Stuck In Motion, the next video, listen to the technique live on This Week in Photography – Stuck in Customs

Stuck In Motion, the next video, listen to the technique live on This Week in Photography

Announcement – Join us Live!

EDIT: It has been revealed… you can see everything on the “Stuck In Motion” page here on the site. Enjoy!

I’ll be live on This Week in Photography tomorrow (Monday) at 11 AM PST (1 PM CST). Frederick Van used his powers of persuasion and is getting me to reveal the whole method there on the show.

You can tune in and watch the live video on live.twit.tv. After this live show, it will be turned into the weekly podcast that will go out on Wednesday. I’ll link there too when it is ready, if I remember. (remind me, I’m getting old).

What? You don’t listen to TWIP? It’s a great weekly podcast. I recommend it! But, this time, be sure to watch it live, or else you’ll have to wait until Wednesday for the how-to!

Be sure to also follow Fred on twitter.com/frederickvan. Tweet him – he’s nice!

The First Video of The Moments Between

This got a great response – I was so surprised! Thanks for all the comments and name suggestions. People (and me) seemed to like the name “Stuck In Motion”.  It works good enough I think!

I really like how many people guessed, experimented, and tried to do it. I talk a lot about that in the book — how important experimentation is in the photographic process. I hope that those that experimented figured out some new things!

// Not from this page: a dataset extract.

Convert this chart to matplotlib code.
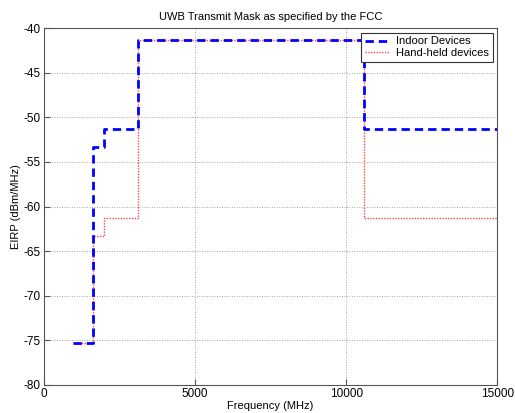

New Video – The Moments Between. Episode 2: The Kids

A great way to use this technique is to capture your family in a new way. Now, if you are like me, then you don’t get much of a kick out of seeing OPK (other people’s kids!), but, imagine this with your own family or those close to you. Let me talk a little here about the way memory works, at least, to me!

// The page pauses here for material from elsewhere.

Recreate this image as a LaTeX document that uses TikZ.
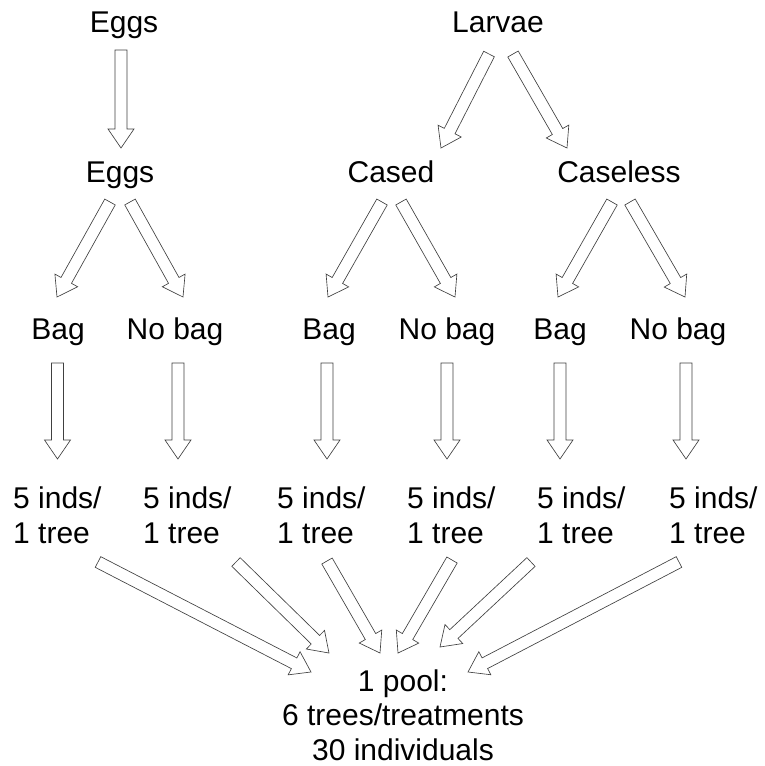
\documentclass[tikz,border=0pt]{standalone}
\usepackage{fontspec}
\setmainfont{Liberation Sans}
\usetikzlibrary{calc}
\tikzset{
  lbl/.style={inner sep=0pt, font=\fontsize{30}{35}\selectfont, anchor=base},
  mlbl/.style={inner sep=0pt, font=\fontsize{30}{35}\selectfont, align=left, anchor=base west},
  poollbl/.style={inner sep=0pt, font=\fontsize{30}{34.5}\selectfont, align=center, anchor=base},
  barrow/.style={draw=black!75, line width=0.65pt, fill=white, line join=miter},
}
% block arrow from tail centre #1 to tip #2
\newcommand\blockarr[2]{%
  \coordinate (bah) at ($(#2)!19pt!(#1)$);
  \draw[barrow] ($(#1)!6pt!90:(#2)$) -- ($(bah)!6pt!-90:(#1)$) -- ($(bah)!13pt!-90:(#1)$)
    -- (#2) -- ($(bah)!13pt!90:(#1)$) -- ($(bah)!6pt!90:(#1)$) -- ($(#1)!6pt!-90:(#2)$) -- cycle;
}
\begin{document}
\begin{tikzpicture}[x=1pt,y=-1pt]
\useasboundingbox (0,0) rectangle (764,766);
% labels
\node[lbl] (eggs0) at (124,32) {Eggs};
\node[lbl] (larvae) at (498,32) {Larvae};
\node[lbl] (eggs1) at (120,182) {Eggs};
\node[lbl] (cased) at (391,182) {Cased};
\node[lbl] (caseless) at (619,182) {Caseless};
\node[lbl] (bag1) at (58,339) {Bag};
\node[lbl] (nobag1) at (175,339) {No bag};
\node[lbl] (bag2) at (329,339) {Bag};
\node[lbl] (nobag2) at (447,339) {No bag};
\node[lbl] (bag3) at (560,339) {Bag};
\node[lbl] (nobag3) at (678,339) {No bag};
\node[mlbl] (ind1) at (13,543) {5 inds/\\1 tree};
\node[mlbl] (ind2) at (143,543) {5 inds/\\1 tree};
\node[mlbl] (ind3) at (277,543) {5 inds/\\1 tree};
\node[mlbl] (ind4) at (407,543) {5 inds/\\1 tree};
\node[mlbl] (ind5) at (537,543) {5 inds/\\1 tree};
\node[mlbl] (ind6) at (669,543) {5 inds/\\1 tree};
\node[poollbl] (pool) at (403,760) {1 pool:\\6 trees/treatments\\30 individuals};
% arrow end points
\coordinate (t0) at (121,50);   \coordinate (h0) at (121,148);
\coordinate (tl1) at (489,54);  \coordinate (hl1) at (441,148);
\coordinate (tl2) at (513,54);  \coordinate (hl2) at (567,148);
\coordinate (te1) at (110,202); \coordinate (he1) at (57,297);
\coordinate (te2) at (130,202); \coordinate (he2) at (183,297);
\coordinate (tc1) at (382,202); \coordinate (hc1) at (328,297);
\coordinate (tc2) at (401,202); \coordinate (hc2) at (455,297);
\coordinate (ts1) at (612,202); \coordinate (hs1) at (558,297);
\coordinate (ts2) at (630,202); \coordinate (hs2) at (685,297);
\foreach \i/\x in {1/57.5,2/178,3/327,4/447,5/560,6/686}{
  \coordinate (tv\i) at (\x,363); \coordinate (hv\i) at (\x,459);
}
\coordinate (tb1) at (98,562);  \coordinate (hb1) at (311,672);
\coordinate (tb2) at (236,562); \coordinate (hb2) at (329,653);
\coordinate (tb3) at (327,561); \coordinate (hb3) at (380,653);
\coordinate (tb4) at (452,560); \coordinate (hb4) at (398,653);
\coordinate (tb5) at (531,562); \coordinate (hb5) at (440,647);
\coordinate (tb6) at (679,562); \coordinate (hb6) at (468,672);
% arrows
\blockarr{t0}{h0}
\blockarr{tl1}{hl1}
\blockarr{tl2}{hl2}
\blockarr{te1}{he1}
\blockarr{te2}{he2}
\blockarr{tc1}{hc1}
\blockarr{tc2}{hc2}
\blockarr{ts1}{hs1}
\blockarr{ts2}{hs2}
\foreach \i in {1,...,6}{\blockarr{tv\i}{hv\i}}
\foreach \i in {1,...,6}{\blockarr{tb\i}{hb\i}}
\end{tikzpicture}
\end{document}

We live life a certain speed. We are only immediately, consciously aware of about 30 frames per second. However, our brain does not record and react at 30 frames per second. It can do a lot more than that.

Our brains record memories like tiny fantastic movie reels, networked together by feelings, associations, and experience. As a photographer, I always have to remind myself that the brain does not store memories like a computer stores JPGs. We DO NOT take millions of snapshots and file them away. Nor do we take hour-long TiVo recordings of the day and store them for later retrieval. The truth is somewhere in between — fleeting thoughts of moments that grabbed you and will never leave.

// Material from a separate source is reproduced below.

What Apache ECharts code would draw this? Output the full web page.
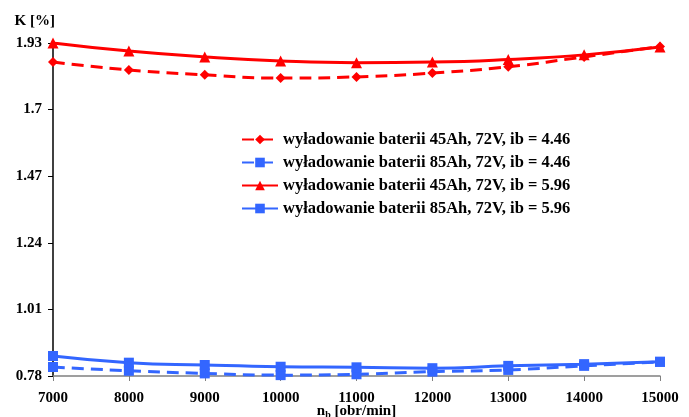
<!DOCTYPE html>
<html>
<head>
<meta charset="utf-8">
<script src="https://cdn.jsdelivr.net/npm/echarts@6/dist/echarts.min.js"></script>
<style>
  html, body { margin: 0; padding: 0; background: #fff; }
  #c1 { width: 689px; height: 417px; }
</style>
</head>
<body>
<div id="c1"></div>
<script>
// rotational speed n_b [obr/min]
const speeds = ['7000', '8000', '9000', '10000', '11000', '12000', '13000', '14000', '15000']
const yTicks = [0.78, 1.01, 1.24, 1.47, 1.7, 1.93]

const bat45ib446 = [1.864, 1.837, 1.820, 1.809, 1.813, 1.826, 1.848, 1.882, 1.918]
const bat85ib446 = [0.811, 0.798, 0.789, 0.783, 0.786, 0.795, 0.801, 0.815, 0.829]
const bat45ib596 = [1.930, 1.902, 1.882, 1.868, 1.862, 1.864, 1.873, 1.889, 1.916]
const bat85ib596 = [0.849, 0.826, 0.818, 0.812, 0.810, 0.807, 0.815, 0.821, 0.829]

const font = 'Liberation Serif, Times New Roman, serif'
const red = '#ff0000'
const blue = '#3366ff'

const chart = echarts.init(document.getElementById('c1'))

const mkSeries = (name, data, color, symbol, size, dashed) => ({
  name,
  type: 'line',
  data,
  smooth: true,
  symbol,
  symbolSize: size,
  color,
  lineStyle: { color, width: 3, type: dashed ? [12, 7] : 'solid' },
  itemStyle: { color },
  z: dashed ? 2 : 3
})

const option = {
  animation: false,
  grid: { left: 53, right: 29, top: 43, bottom: 41, containLabel: false, outerBoundsMode: 'none' },
  legend: {
    orient: 'vertical',
    left: 236,
    top: 126,
    itemWidth: 36,
    itemHeight: 12,
    itemGap: 6,
    textStyle: { fontFamily: font, fontWeight: 'bold', fontSize: 16.5, color: '#000' },
    data: [
      'wyładowanie baterii 45Ah, 72V, ib = 4.46',
      'wyładowanie baterii 85Ah, 72V, ib = 4.46',
      'wyładowanie baterii 45Ah, 72V, ib = 5.96',
      'wyładowanie baterii 85Ah, 72V, ib = 5.96'
    ]
  },
  xAxis: {
    type: 'category',
    data: speeds,
    boundaryGap: false,
    name: '{n|n}{s|b}{n| [obr/min]}',
    nameLocation: 'middle',
    nameGap: 27,
    nameMoveOverlap: false,
    nameTextStyle: {
      rich: {
        n: { fontFamily: font, fontWeight: 'bold', fontSize: 15, color: '#000' },
        s: { fontFamily: font, fontWeight: 'bold', fontSize: 10, color: '#000', verticalAlign: 'bottom', padding: [7, 0, 0, 0] }
      }
    },
    axisLine: { lineStyle: { color: '#808080', width: 1.5 } },
    axisTick: { show: true, length: 5, lineStyle: { color: '#808080' } },
    axisLabel: { fontFamily: font, fontWeight: 'bold', fontSize: 15, color: '#000', margin: 15 },
    splitLine: { show: false }
  },
  yAxis: {
    type: 'value',
    min: 0.78,
    max: 1.93,
    name: 'K [%]',
    nameLocation: 'end',
    nameGap: 14,
    nameTextStyle: { fontFamily: font, fontWeight: 'bold', fontSize: 15, color: '#000', align: 'right', padding: [0, -2, 0, 0] },
    axisLine: { show: true, lineStyle: { color: '#000', width: 1.5 } },
    axisTick: { show: true, length: 5, customValues: yTicks, lineStyle: { color: '#000' } },
    axisLabel: { customValues: yTicks, fontFamily: font, fontWeight: 'bold', fontSize: 15, color: '#000', margin: 11 },
    splitLine: { show: false }
  },
  series: [
    mkSeries('wyładowanie baterii 45Ah, 72V, ib = 4.46', bat45ib446, red, 'diamond', 10, true),
    mkSeries('wyładowanie baterii 85Ah, 72V, ib = 4.46', bat85ib446, blue, 'rect', 10, true),
    mkSeries('wyładowanie baterii 45Ah, 72V, ib = 5.96', bat45ib596, red, 'triangle', 11, false),
    mkSeries('wyładowanie baterii 85Ah, 72V, ib = 5.96', bat85ib596, blue, 'rect', 10, false)
  ]
}
chart.setOption(option)
</script>
</body>
</html>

We do certainly sense the world at greater than 30 frames per second. You know by experience that you can pick up on the micro-emotions that appear on people’s faces when you talk to them in person. You lose a lot of that over TV or Webcams. Those means can suffice, but, given the choice, in person is always better. Case in point, I’d wager to say some of your deepest memories were experienced in person rather than on TV or over a webcam, which take an arbitrary 30 (or 24) slices of time.